Transcribe every line exactly. Leave the pictures behind.

** start COLLECTED MATERIAL **

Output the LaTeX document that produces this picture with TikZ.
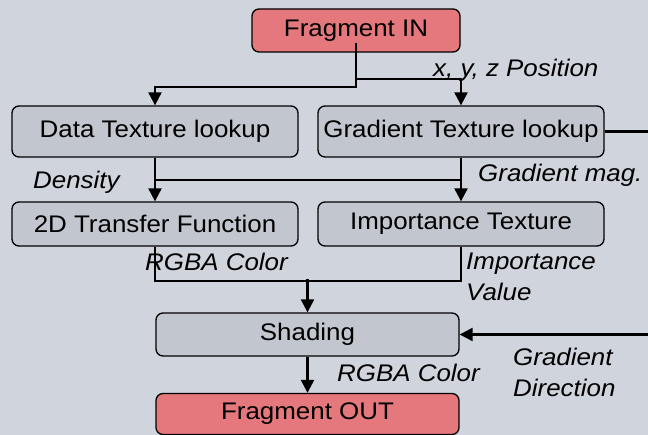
\documentclass[tikz,border=0pt]{standalone}
\usepackage{fontspec}
\setmainfont[FakeStretch=1.08]{Liberation Sans}
\usetikzlibrary{arrows.meta}
\definecolor{bgcol}{RGB}{208,212,220}
\definecolor{boxcol}{RGB}{194,198,207}
\definecolor{fragcol}{RGB}{229,120,125}
\begin{document}
\begin{tikzpicture}[x=1pt,y=1pt,
    stage/.style={draw,line width=1.3pt,rounded corners=7pt,fill=boxcol,inner sep=0pt,
        minimum width=286pt,minimum height=51pt},
    frag/.style={stage,fill=fragcol,minimum height=43pt},
    lab/.style={anchor=west,inner sep=0pt,align=left,font=\itshape},
    flow/.style={line width=2.2pt,-{Triangle[width=13pt,length=13pt]}},
    line/.style={line width=2.2pt}]
    \fontsize{24}{31}\selectfont
    \fill[bgcol] (0,0) rectangle (648,435);
    \useasboundingbox (0,0) rectangle (648,435);
    % stages
    \node[frag,minimum width=208pt] (in) at (356,404.5) {Fragment IN};
    \node[stage] (data) at (155,303.5) {Data Texture lookup};
    \node[stage] (grad) at (461,303.5) {Gradient Texture lookup};
    \node[stage,minimum height=44pt] (tf) at (155,211) {2D Transfer Function};
    \node[stage,minimum height=44pt] (imp) at (461,211) {Importance Texture};
    \node[stage,minimum width=303pt,minimum height=43pt] (shade) at (307.5,100.5) {Shading};
    \node[frag,minimum width=303pt,minimum height=41pt] (out) at (307.5,21) {Fragment OUT};
    % connectors
    \draw[flow] ([yshift=10pt]in.south) -- ++(0,-44) -| (data.north);
    \draw[flow] ([yshift=-26pt]in.south) -| (grad.north);
    \draw[flow] (data.south) -- (tf.north);
    \draw[flow] (grad.south) -- (imp.north);
    \draw[line] ([yshift=-22pt]data.south) -- ([yshift=-22pt]grad.south);
    \draw[line] (tf.south) -- ++(0,-34) -| (imp.south);
    \draw[flow] ([yshift=33pt]shade.north) -- (shade.north);
    \draw[flow] (shade.south) -- (out.north);
    \draw[flow] (grad.east) -- ++(52,0) |- (shade.east);
    % labels
    \node[lab] (pos) at (433,365) {x, y, z Position};
    \node[lab] (dens) at (33,253) {Density};
    \node[lab] (gmag) at (478,260) {Gradient mag.};
    \node[lab] (col1) at (145,173) {RGBA Color};
    \node[lab] (impv) at (466,158) {Importance\\Value};
    \node[lab] (col2) at (337,62) {RGBA Color};
    \node[lab] (gdir) at (513,62.5) {Gradient\\Direction};
\end{tikzpicture}
\end{document}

** end COLLECTED MATERIAL **

§ **WRITTEN SOLUTION**:
Output the LaTeX document that produces this picture with TikZ.
\documentclass[tikz,border=0pt]{standalone}
\usepackage{fontspec}
\setmainfont[FakeStretch=1.08]{Liberation Sans}
\usetikzlibrary{arrows.meta}
\definecolor{bgcol}{RGB}{208,212,220}
\definecolor{boxcol}{RGB}{194,198,207}
\definecolor{fragcol}{RGB}{229,120,125}
\begin{document}
\begin{tikzpicture}[x=1pt,y=1pt,
    stage/.style={draw,line width=1.3pt,rounded corners=7pt,fill=boxcol,inner sep=0pt,
        minimum width=286pt,minimum height=51pt},
    frag/.style={stage,fill=fragcol,minimum height=43pt},
    lab/.style={anchor=west,inner sep=0pt,align=left,font=\itshape},
    flow/.style={line width=2.2pt,-{Triangle[width=13pt,length=13pt]}},
    line/.style={line width=2.2pt}]
    \fontsize{24}{31}\selectfont
    \fill[bgcol] (0,0) rectangle (648,435);
    \useasboundingbox (0,0) rectangle (648,435);
    % stages
    \node[frag,minimum width=208pt] (in) at (356,404.5) {Fragment IN};
    \node[stage] (data) at (155,303.5) {Data Texture lookup};
    \node[stage] (grad) at (461,303.5) {Gradient Texture lookup};
    \node[stage,minimum height=44pt] (tf) at (155,211) {2D Transfer Function};
    \node[stage,minimum height=44pt] (imp) at (461,211) {Importance Texture};
    \node[stage,minimum width=303pt,minimum height=43pt] (shade) at (307.5,100.5) {Shading};
    \node[frag,minimum width=303pt,minimum height=41pt] (out) at (307.5,21) {Fragment OUT};
    % connectors
    \draw[flow] ([yshift=10pt]in.south) -- ++(0,-44) -| (data.north);
    \draw[flow] ([yshift=-26pt]in.south) -| (grad.north);
    \draw[flow] (data.south) -- (tf.north);
    \draw[flow] (grad.south) -- (imp.north);
    \draw[line] ([yshift=-22pt]data.south) -- ([yshift=-22pt]grad.south);
    \draw[line] (tf.south) -- ++(0,-34) -| (imp.south);
    \draw[flow] ([yshift=33pt]shade.north) -- (shade.north);
    \draw[flow] (shade.south) -- (out.north);
    \draw[flow] (grad.east) -- ++(52,0) |- (shade.east);
    % labels
    \node[lab] (pos) at (433,365) {x, y, z Position};
    \node[lab] (dens) at (33,253) {Density};
    \node[lab] (gmag) at (478,260) {Gradient mag.};
    \node[lab] (col1) at (145,173) {RGBA Color};
    \node[lab] (impv) at (466,158) {Importance\\Value};
    \node[lab] (col2) at (337,62) {RGBA Color};
    \node[lab] (gdir) at (513,62.5) {Gradient\\Direction};
\end{tikzpicture}
\end{document}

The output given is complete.